St. Jude’s Food Bank Garden, June 1, 2009
I am sorry to have been away for so long, Left Coasters, but I got ill a number of days ago, I’m afraid, and I have been in a contemplative space ever since.
Almost every day I make it out to St. Jude’s to do something at the garden—four weeks into the seeds I can finally say that the beginning is over. I learned some watering symbology wrong for the valves and got horribly confused, even more than usual, ‘n I got blocked on spending the last $150 for bean poles and tomato cages, Jesus, am I made of cash? But those two issues were finally resolved and even I’m starting to feel pleased with the food bank garden start, some predictable problems weaved themselves into the beginning but all in all not a bad start.
I have been advised recently not to be a political writer anymore, the inputs are to consistently negative and combative. I’ve also been told to stop all fiduciary obligations of duty I feel are necessary for the netroots, it’s time for singular personal focus. As usual I plan to ignore these dictums of detachment, they’re far too selfish for my personal frame of reference, but the issue is very deserving of spacing or contemplation, take your pick, and I plan much more of it soon for this un-finished mental evolution.
I have also told far too much of my personal story in this pinch-hitting blogging meander of mine over the years, that much is very true. At least if I stopped blogging my business wouldn’t be in the ether forever, god.
Just to continue the manifestly foolish tradition, what the hell, something happened last year just before Thanksgiving that threw me for a horrible loop, I’ve worked pretty hard to get through it but many days I’m simply stalled, old stuff I handle poorly that renders me useless for blogging. I’m getting excellent help and I have worked hard to change this year, right, but there’s be zero improvement on this track for over six months now. If I stop blogging that really will be why, I can’t fix this stuff from the past I never expected to encounter in the ether again.
Not by myself, anyways. If I don’t show up for another three weeks or three years there’s no need to worry, I’m just working on stuff that requires total mental privacy. Maybe I’ll be gone for three days or three hours, fuck I dunno. I say that a lot these days: I don’t know. Not exactly the authoritative voice for blogging, is it?
Still no cigarettes, 45 days, I feel like a god damn Puritan, I never do anything anymore.

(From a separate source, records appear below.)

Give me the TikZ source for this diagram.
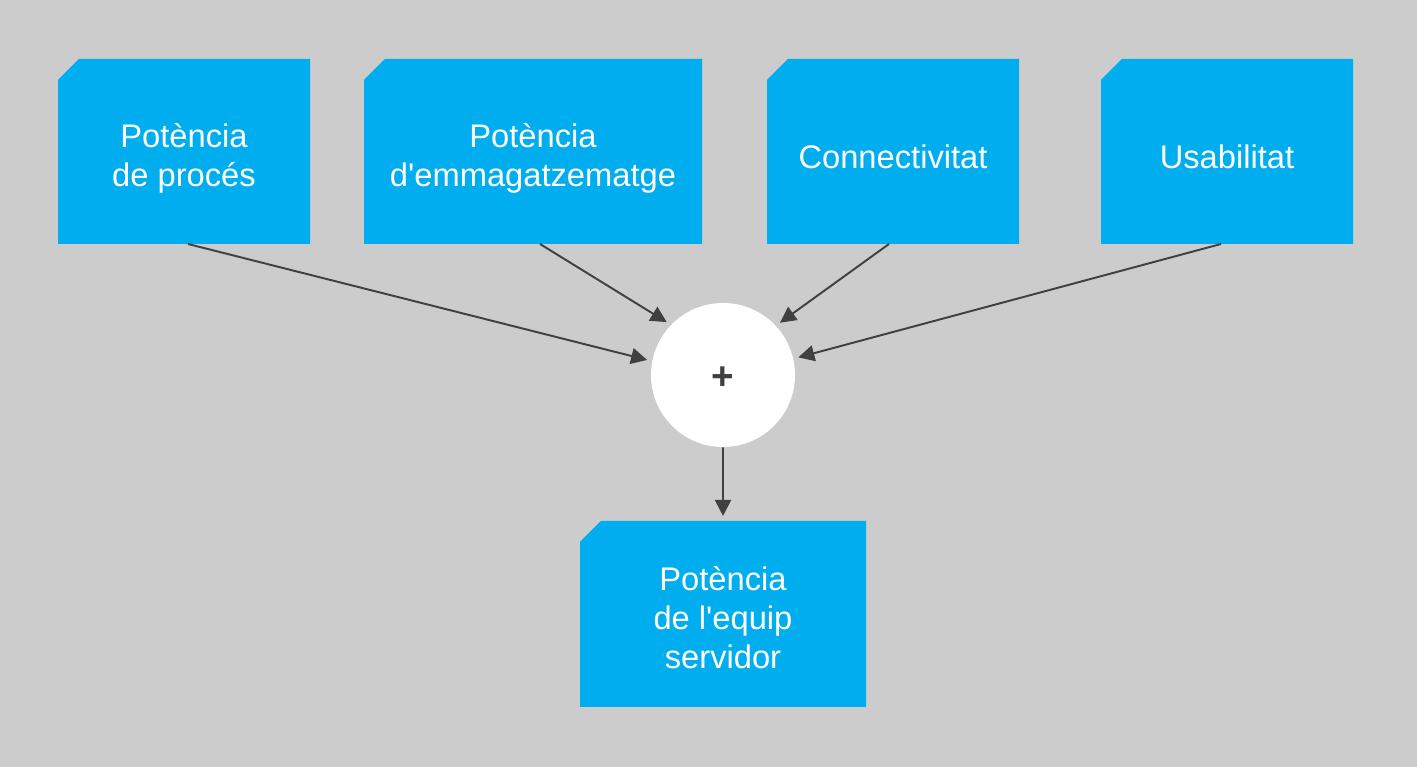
\documentclass[tikz,border=0pt]{standalone}
\usepackage{fontspec}
\setmainfont{Liberation Sans}[Ligatures=TeXOff]
\usetikzlibrary{shapes.misc,arrows.meta}
\definecolor{fonsgris}{HTML}{CCCCCC}
\definecolor{blaucaixa}{HTML}{00ADEE}
\definecolor{fletxa}{HTML}{404040}
\newcommand\altura[1]{\rule{0pt}{#1}}
\begin{document}
\begin{tikzpicture}[
  caixa/.style={chamfered rectangle,chamfered rectangle corners=north west,
    chamfered rectangle xsep=0.21cm,chamfered rectangle ysep=0.21cm,
    fill=blaucaixa,draw=none,inner sep=0pt,outer sep=0pt,
    minimum height=3.7cm,text=white,align=center,
    font=\fontsize{18.6}{22.3}\selectfont},
  suma/.style={circle,fill=white,minimum size=2.88cm,inner sep=0pt,
    text height=16.5pt,text depth=0pt,
    text=fletxa,font=\fontsize{22}{24}\selectfont\bfseries},
  enllac/.style={draw=fletxa,line width=1.1pt,shorten >=0.1cm,
    -{Triangle[length=0.32cm,width=0.32cm]}}]
\fill[fonsgris](0,0)rectangle(28.34,15.34);
\useasboundingbox(0,0)rectangle(28.34,15.34);
%
\node[caixa,minimum width=5.04cm](proces)at(3.68,12.31){\altura{0.74cm}Potència\\de procés};
\node[caixa,minimum width=6.76cm](emmag)at(10.66,12.31){\altura{0.74cm}Potència\\d'emmagatzematge};
\node[caixa,minimum width=5.04cm](connect)at(17.86,12.31){\altura{0.7cm}Connectivitat};
\node[caixa,minimum width=5.04cm](usab)at(24.54,12.31){\altura{0.7cm}Usabilitat};
\node[suma](mes)at(14.46,7.84){+};
\node[caixa,minimum width=5.72cm,minimum height=3.72cm](equip)at(14.46,3.06){\altura{0.62cm}Potència\\de l'equip\\servidor};
%
\draw[enllac]([xshift=0.08cm]proces.south)--(mes.169);
\draw[enllac]([xshift=0.14cm]emmag.south)--(mes.136);
\draw[enllac]([xshift=-0.08cm]connect.south)--(mes.43);
\draw[enllac]([xshift=-0.12cm]usab.south)--(mes.13);
\draw[enllac](mes)--(equip);
\end{tikzpicture}
\end{document}
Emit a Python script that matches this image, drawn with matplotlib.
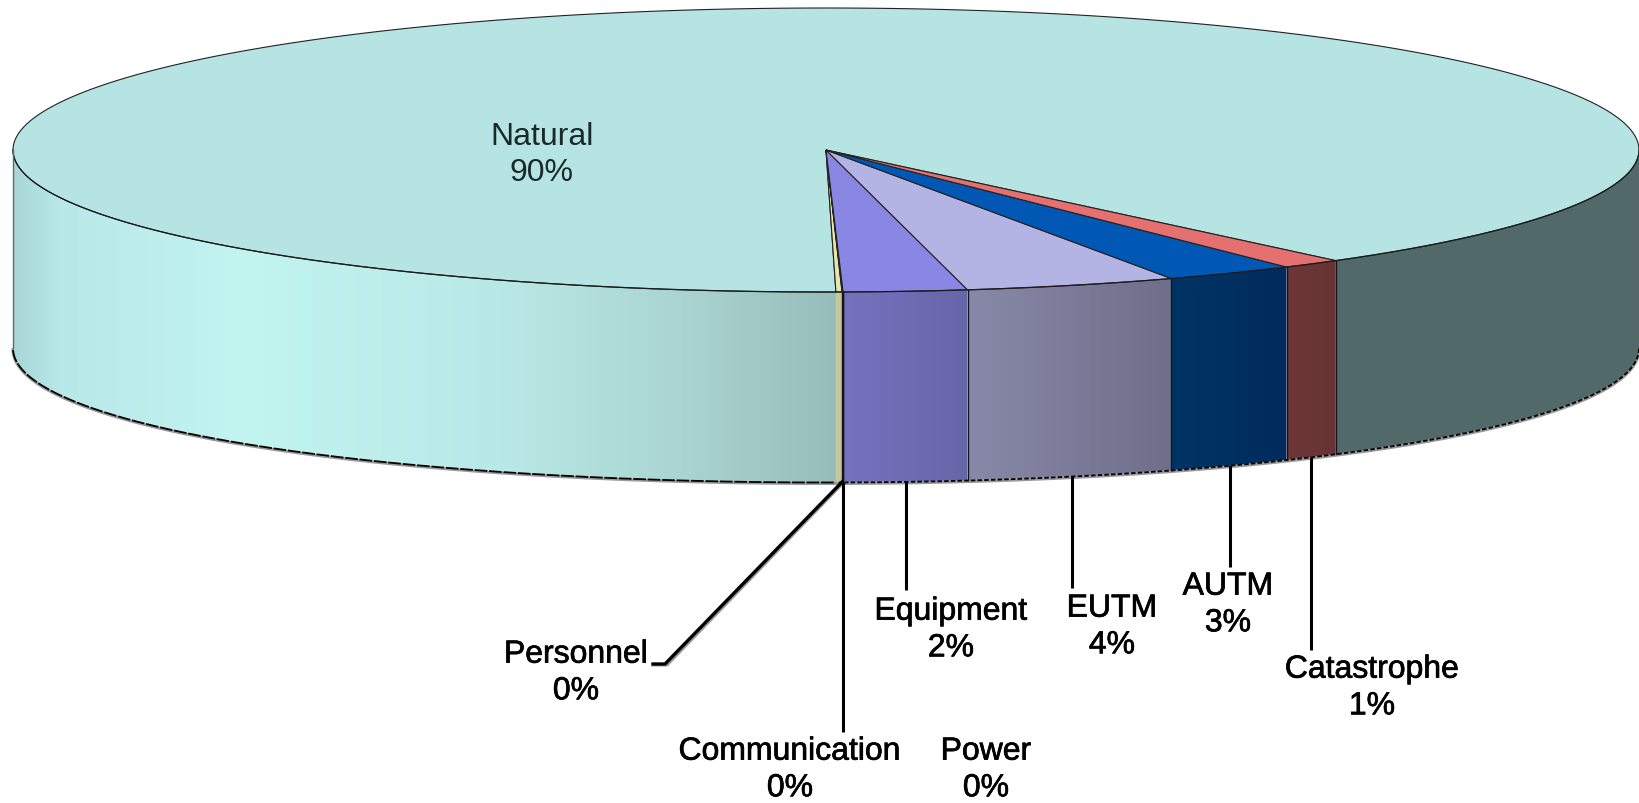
import numpy as np
import matplotlib
matplotlib.use("Agg")
import matplotlib.pyplot as plt
import matplotlib.patheffects as pe
from matplotlib.patches import Polygon

categories = ["Natural", "Personnel", "Communication", "Power", "Equipment", "EUTM", "AUTM", "Catastrophe"]
shares = [89.41, 0.12, 0.01, 0.01, 2.45, 4.2, 2.6, 1.2]
pct_labels = ["90%", "0%", "0%", "0%", "2%", "4%", "3%", "1%"]

top_colors = ["#b6e4e3", "#e6e6a6", "#e6e6a6", "#e6e6a6", "#8987e3", "#b4b4e4", "#0058b4", "#e57070"]
side_stops = {
    "Personnel": ["#c9c99c", "#c4c498"],
    "Communication": ["#c4c498", "#c4c498"],
    "Power": ["#c4c498", "#c4c498"],
    "Equipment": ["#7573be", "#6766a9"],
    "EUTM": ["#8888a8", "#6f6f8b"],
    "AUTM": ["#003466", "#002b5c"],
    "Catastrophe": ["#6d3737", "#683333"],
}
natural_left_x = [13, 60, 240, 500, 700, 840]
natural_left_c = ["#a8d6d6", "#b8e8e8", "#c2f4f0", "#b9e9e6", "#a8d2cf", "#95bcb9"]
natural_right_c = "#52696a"

# label centre, leader end (pixels)
label_pos = {
    "Natural": (542, 152),
    "Personnel": (576, 671),
    "Communication": (790, 768),
    "Power": (986, 768),
    "Equipment": (951, 628),
    "EUTM": (1112, 625),
    "AUTM": (1228, 603),
    "Catastrophe": (1372, 686),
}
leader_end = {"Equipment": 591, "EUTM": 589, "AUTM": 568, "Catastrophe": 651, "Communication": 733}

cx, cy, rx, ry = 826, 151, 813, 142
start = 89.3  # angle where Personnel starts, degrees, y pointing down


def rim(t):
    t = np.radians(t)
    return cx + rx * np.cos(t), cy + ry * np.sin(t)


def rim_low(t):
    x, y = rim(t)
    return x, y + 190 + 8 * np.cos(np.radians(t)) ** 2


def side_poly(t0, t1):
    ts = np.linspace(t0, t1, 200)
    x, y = rim(ts)
    x2, y2 = rim_low(ts[::-1])
    return np.column_stack([np.r_[x, x2], np.r_[y, y2]])


def rgb(c):
    return np.array(matplotlib.colors.to_rgb(c))


def gradient_side(ax, t0, t1, xs, cs):
    poly = Polygon(side_poly(t0, t1), closed=True, fc="none", ec="none")
    ax.add_patch(poly)
    grid = np.arange(xs[0], xs[-1] + 1)
    rows = np.column_stack([np.interp(grid, xs, [rgb(c)[i] for c in cs]) for i in range(3)])
    im = ax.imshow(rows[np.newaxis, :, :], extent=(xs[0], xs[-1], 500, 100), aspect="auto",
                   interpolation="bilinear", zorder=2)
    im.set_clip_path(poly)


fig = plt.figure(figsize=(16.4, 8.04), dpi=100)
ax = fig.add_axes([0, 0, 1, 1])

total = sum(shares)
spans = [s / total * 360 for s in shares]

# angles go down from the front of the pie towards the right
bounds = {}
t = start
for name, sp in zip(categories[1:], spans[1:]):
    bounds[name] = (t, t - sp)
    t -= sp
cat_end = t
bounds["Natural"] = (cat_end, start - 360)

# top faces
for name, col in zip(categories, top_colors):
    t0, t1 = bounds[name]
    ts = np.linspace(t0, t1, 600 if name == "Natural" else 60)
    x, y = rim(ts)
    pts = np.column_stack([np.r_[cx, x], np.r_[cy, y]])
    ax.add_patch(Polygon(pts, closed=True, fc=col, ec="#222222", lw=0.8, zorder=3))

# side faces
gradient_side(ax, 180, start, natural_left_x, natural_left_c)
ax.add_patch(Polygon(side_poly(cat_end, 0), closed=True, fc=natural_right_c, ec="none", zorder=2))
for name in categories[1:]:
    t0, t1 = bounds[name]
    x0, x1 = rim(t0)[0], rim(t1)[0]
    gradient_side(ax, t0, t1, [x0, x1], side_stops[name])
    xl, yl = rim_low(t1)
    yt = rim(t1)[1]
    ax.plot([x1, xl], [yt, yl], color="#15151f", lw=1.0, zorder=4)

# rims
ts = np.linspace(0, 180, 500)
x, y = rim_low(ts)
ax.plot(x, y + 1.5, color="#999999", lw=2.2, zorder=1)
left = ts >= start
ax.plot(x[left], y[left] + 0.5, color="black", lw=1.3, ls=(0, (7, 1)), zorder=4)
ax.plot(x[~left], y[~left] + 0.5, color="black", lw=1.3, ls=(0, (2.5, 1.2)), zorder=4)
ax.plot(*rim(ts), color="#1c1c1c", lw=0.9, zorder=4)
for t_end in (0, 180):
    ax.plot([rim(t_end)[0]] * 2, [rim(t_end)[1], rim_low(t_end)[1]], color="#666666", lw=1.0, zorder=4)

# leader lines
for name in ["Equipment", "EUTM", "AUTM", "Catastrophe"]:
    t0, t1 = bounds[name]
    xm, ym = rim_low((t0 + t1) / 2)
    ax.plot([xm, xm], [ym, leader_end[name]], color="black", lw=2.2, zorder=5, solid_capstyle="butt")

xc = rim_low(bounds["Power"][1])[0]
ax.plot([xc, xc], [rim_low(bounds["Power"][1])[1], leader_end["Communication"]], color="black", lw=2.2,
        zorder=5, solid_capstyle="butt")
xp, yp = rim_low(bounds["Personnel"][1])
ax.plot([xp + 1, 667, 653], [yp + 1, 666, 666], color="#999999", lw=2.2, zorder=4)
ax.plot([xp, 665, 653], [yp, 665, 665], color="black", lw=2.4, zorder=5, solid_joinstyle="miter")

# labels
for name, pct in zip(categories, pct_labels):
    lx, ly = label_pos[name]
    is_top = name == "Natural"
    txt = ax.text(lx, ly + 3, name + "\n" + pct, ha="center", va="center", fontsize=23, linespacing=1.29,
                  family="Liberation Sans", color="#1a2a2a" if is_top else "black", zorder=6)
    if not is_top:
        txt.set_path_effects([pe.withStroke(linewidth=0.5, foreground="black")])

ax.set_xlim(0, 1640)
ax.set_ylim(804, 0)
ax.axis("off")
fig.savefig("out.png", dpi=100, facecolor="white")
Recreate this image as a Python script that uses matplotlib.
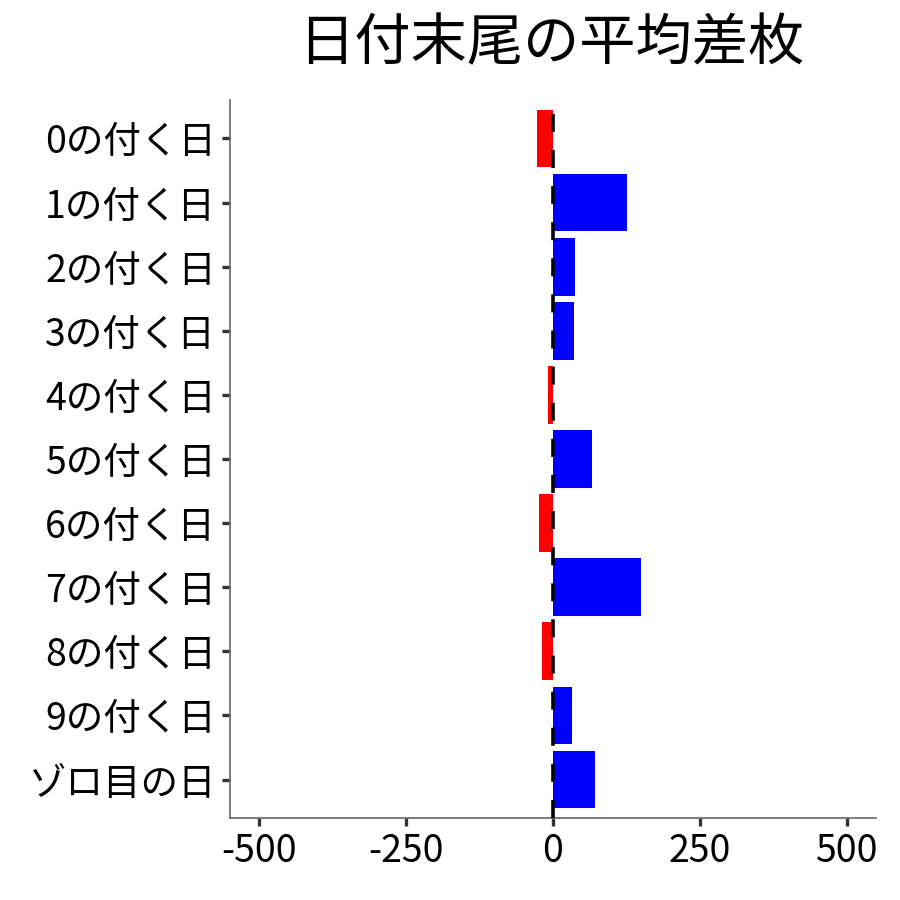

Just like President Obama, I’m serious, work out six days a week, Sundays off, I’m due for a lift after this with one double-day thrown in this week.
Do the best you can. Try and live with stuff I’ll never be able handle well. Hope some day things change. Do I sound like some semi-pathetic simpleton? Likely. It’s where I am, it’s why I’m so quiet, why I should be in the future. I’ve got a drama queen streak, sure, but I know the truth, too. We shall see what happens.